Any info would be appreciated. Thanks.


----------



## gsdsteve (Apr 24, 2010)

Neutering should be 18-24 months so growth plates close. Sounds like you already have 2 good breeders in mind.


----------



## Sabis mom (Mar 20, 2014)

There is not a breeder in Alberta that I would trust. I was there for 25 years and involved with German Shepherds for most of that. Do yourself a favor, look elsewhere. And you can probably write off Saskatchewan and most of Manitoba as well.


----------



## Schleprock (Aug 21, 2018)

Sabis mom said:


> There is not a breeder in Alberta that I would trust. I was there for 25 years and involved with German Shepherds for most of that. Do yourself a favor, look elsewhere. And you can probably write off Saskatchewan and most of Manitoba as well.

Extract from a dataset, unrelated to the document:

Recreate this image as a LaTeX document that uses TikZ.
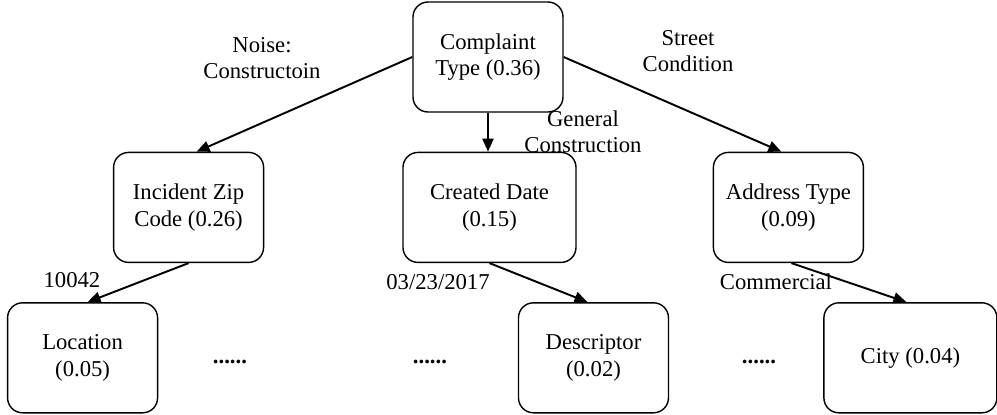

Your comment really does nothing to help out and only throws all breeders in 3 provinces under the bus. Why don’t you do what they asked for and give them names of breeders that you would trust.


----------



## Sabis mom (Mar 20, 2014)

Schleprock said:


> Your comment really does nothing to help out and only throws all breeders in 3 provinces under the bus. Why don’t you do what they asked for and give them names of breeders that you would trust.


They have already spoken to Wendelin, solid reputation and good dogs from all reports. And some people belong under buses. OP asked about Alberta breeders. My opinion is look elsewhere. But I am happy that your only post ever was to give me grief. Contribute if you disagree.
Canada does not have a ton of solid breeders. 

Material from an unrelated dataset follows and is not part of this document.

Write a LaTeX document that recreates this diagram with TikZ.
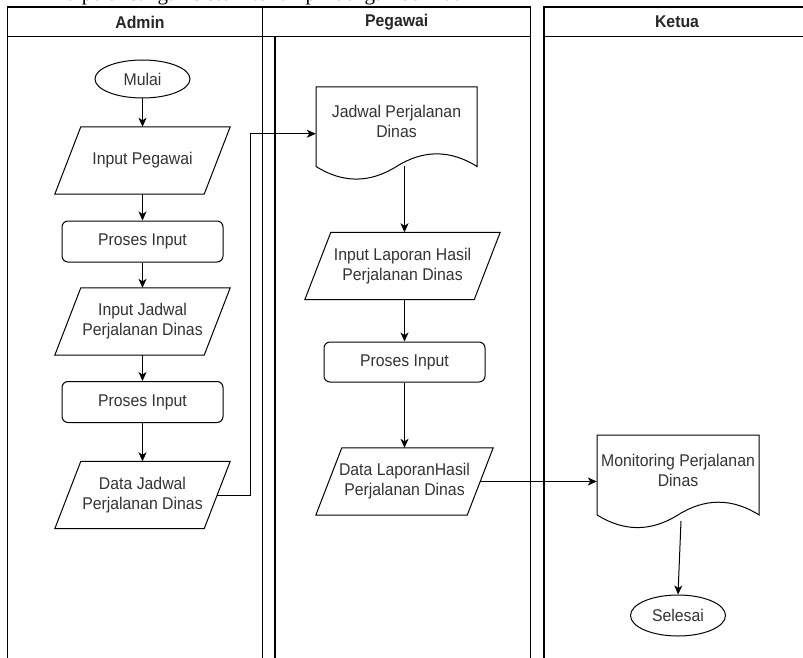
\documentclass[tikz,border=0pt]{standalone}
\usepackage{fontspec}
\setmainfont{Liberation Serif}
\newfontfamily\flowfont[FakeStretch=0.93]{Liberation Sans}
\usetikzlibrary{arrows.meta,calc,shapes.geometric}

\tikzset{
  lane/.style={line width=1.1pt, draw=black},
  lanetitle/.style={font=\flowfont\bfseries\fontsize{17}{20}\selectfont, text=black!85, inner sep=0pt},
  box/.style={font=\flowfont\fontsize{17}{20}\selectfont, text=black!80, align=center, inner sep=0pt},
  proc/.style={box, draw, line width=1pt, rounded corners=6pt, minimum width=161pt, minimum height=41pt},
  term/.style={box, draw, line width=1pt, ellipse, minimum width=95pt, minimum height=38pt},
  io/.style={box, minimum width=175pt, minimum height=67pt,
    append after command={\pgfextra{%
      \draw[line width=1pt] ($(\tikzlastnode.north west)+(26pt,0pt)$) -- (\tikzlastnode.north east)
        -- ($(\tikzlastnode.south east)+(-26pt,0pt)$) -- (\tikzlastnode.south west) -- cycle;}}},
  arr/.style={line width=1pt, -{Stealth[length=9pt,width=8pt,inset=2.5pt]}},
}

% document symbol: box from (#2,#3) to (#4,#5) with a wavy lower edge
\newcommand\docnode[6]{%
  \pgfmathsetmacro\dcW{#4-#2}%
  \pgfmathsetmacro\dcH{#5-#3}%
  \pgfmathsetmacro\dcD{0.3*\dcH}%
  \pgfmathsetmacro\dcYb{#5-\dcD/2}%
  \pgfmathsetmacro\dcYr{#5-1.4*\dcD}%
  \pgfmathsetmacro\dcYl{#5+0.4*\dcD}%
  \pgfmathsetmacro\dcMx{(#2+#4)/2}%
  \pgfmathsetmacro\dcQr{#2+0.75*\dcW}%
  \pgfmathsetmacro\dcQl{#2+0.25*\dcW}%
  \pgfmathsetmacro\dcMy{(#3+#5)/2}%
  \draw[line width=1pt] (#2,#3) -- (#4,#3) -- (#4,\dcYb)
    .. controls ({#4+2/3*(\dcQr-#4)},{\dcYb+2/3*(\dcYr-\dcYb)}) and ({\dcMx+2/3*(\dcQr-\dcMx)},{\dcYb+2/3*(\dcYr-\dcYb)}) .. (\dcMx,\dcYb)
    .. controls ({\dcMx+2/3*(\dcQl-\dcMx)},{\dcYb+2/3*(\dcYl-\dcYb)}) and ({#2+2/3*(\dcQl-#2)},{\dcYb+2/3*(\dcYl-\dcYb)}) .. (#2,\dcYb)
    -- cycle;
  \node[inner sep=0pt, minimum width=\dcW pt, minimum height=\dcH pt] (#1) at (\dcMx,\dcMy) {};
  \node[box] (#1-t) at (\dcMx,\dcMy-12) {#6};
  \coordinate (#1-wave) at (\dcMx,\dcYb);
}

\begin{document}
\begin{tikzpicture}[x=1pt,y=-1pt]
  \useasboundingbox (0,0) rectangle (803,658);

  % line of running text above the chart, mostly cut off
  \begin{scope}
    \clip (0,0) rectangle (803,658);
    \node[anchor=base west, inner sep=0pt, font=\fontsize{21}{25}\selectfont] (caption) at (60,0.5)
      {ra perancangan sistem terlampir dengan berikut};
  \end{scope}

  % swimlanes
  \draw[lane] (7.3,660) -- (7.3,7) -- (530.7,7) -- (530.7,660);
  \draw[lane] (7.3,36.7) -- (530.7,36.7);
  \draw[lane] (262.7,7) -- (262.7,660);
  \draw[lane] (275,36.7) -- (275,660);
  \draw[lane] (806,7) -- (544,7) -- (544,660);
  \draw[lane] (544,36.7) -- (806,36.7);
  \node[lanetitle] (hadmin) at (140,22) {Admin};
  \node[lanetitle] (hpegawai) at (396.7,22) {Pegawai};
  \node[lanetitle] (hketua) at (677,22) {Ketua};

  % Admin
  \node[term] (mulai) at (142.5,79) {Mulai};
  \node[io] (inpeg) at (142.5,160.5) {Input Pegawai};
  \node[proc] (proses1) at (142.5,241.5) {Proses Input};
  \node[io] (injad) at (142.5,321.5) {Input Jadwal\\Perjalanan Dinas};
  \node[proc] (proses2) at (142.5,402) {Proses Input};
  \node[io] (datajad) at (142.5,495) {Data Jadwal\\Perjalanan Dinas};

  % Pegawai
  \docnode{jadwal}{316}{87}{477}{180.5}{Jadwal Perjalanan\\Dinas}
  \node[io, minimum width=195pt] (inlap) at (402.5,266) {Input Laporan Hasil\\Perjalanan Dinas};
  \node[proc, minimum height=40pt] (proses3) at (404.5,362) {Proses Input};
  \node[io, minimum width=177pt] (datalap) at (404.5,481.5) {Data LaporanHasil\\Perjalanan Dinas};

  % Ketua
  \docnode{monitor}{597}{435}{759}{529}{Monitoring Perjalanan\\Dinas}
  \node[term, minimum height=41pt] (selesai) at (678,615.5) {Selesai};

  % flow
  \draw[arr] (mulai.south) -- (inpeg.north);
  \draw[arr] (inpeg.south) -- (proses1.north);
  \draw[arr] (proses1.south) -- (injad.north);
  \draw[arr] (injad.south) -- (proses2.north);
  \draw[arr] (proses2.south) -- (datajad.north);
  \draw[arr] ($(datajad.east)+(-13pt,0pt)$) -- ++(33,0) |- (jadwal.west);
  \draw[arr] (jadwal-wave -| proses3.north) -- (inlap.north -| proses3.north);
  \draw[arr] (inlap.south -| proses3.north) -- (proses3.north);
  \draw[arr] (proses3.south) -- (datalap.north);
  \draw[arr] ($(datalap.east)+(-13pt,0pt)$) -- (datalap.east -| monitor.west);
  \draw[arr] ($(monitor-wave)+(3,6)$) -- (selesai.north);
\end{tikzpicture}
\end{document}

Bullinger in BC has always been solid. I haven't heard much about her dogs recently.
Some forum members have spoken well of Woodside, also in BC. I have no opinion.
Unlimited/von Tighe Haus is outside of Ottawa and another breeder in that area that she recommended whos name escapes me. Foxfield? Something about foxes, lol.
Carmspack is also in Ontario, closer to Toronto I believe.

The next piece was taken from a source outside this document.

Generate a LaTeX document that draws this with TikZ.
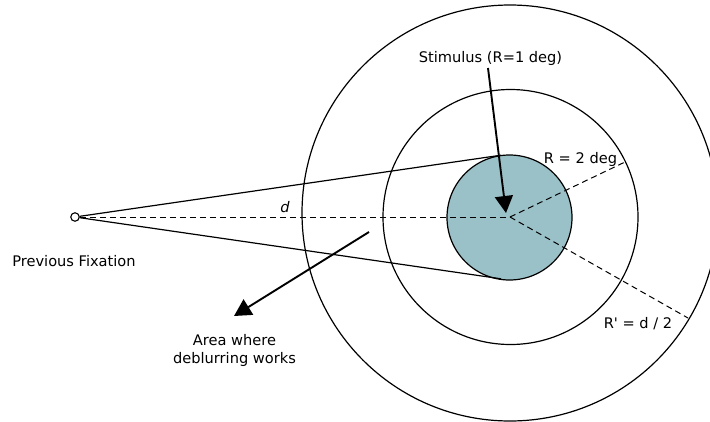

That about covers anyone I can think of, and about every line.


----------



## Schleprock (Aug 21, 2018)

Sabis mom said:


> They have already spoken to Wendelin, solid reputation and good dogs from all reports. And some people belong under buses. OP asked about Alberta breeders. My opinion is look elsewhere. But I am happy that your only post ever was to give me grief. Contribute if you disagree.
> Canada does not have a ton of solid breeders.
> 
> Bullinger in BC has always been solid. I haven't heard much about her dogs recently.
> ...


“But I am happy that your only post ever was to give me grief”

Sorry, not about you I was using my first post to try and get an answer to the question that was asked.


----------



## Sabis mom (Mar 20, 2014)

Schleprock said:


> “But I am happy that your only post ever was to give me grief”
> 
> Sorry, not about you I was using my first post to try and get an answer to the question that was asked.


Lol. Just messing with you. 
Also forgot about Narnia. New Brunswick I think. And it is Foxfield K9 in Ontario. I knew it was something about foxes!


----------



## Rooney (Sep 22, 2010)

Sabis mom said:


> They have already spoken to Wendelin, solid reputation and good dogs from all reports.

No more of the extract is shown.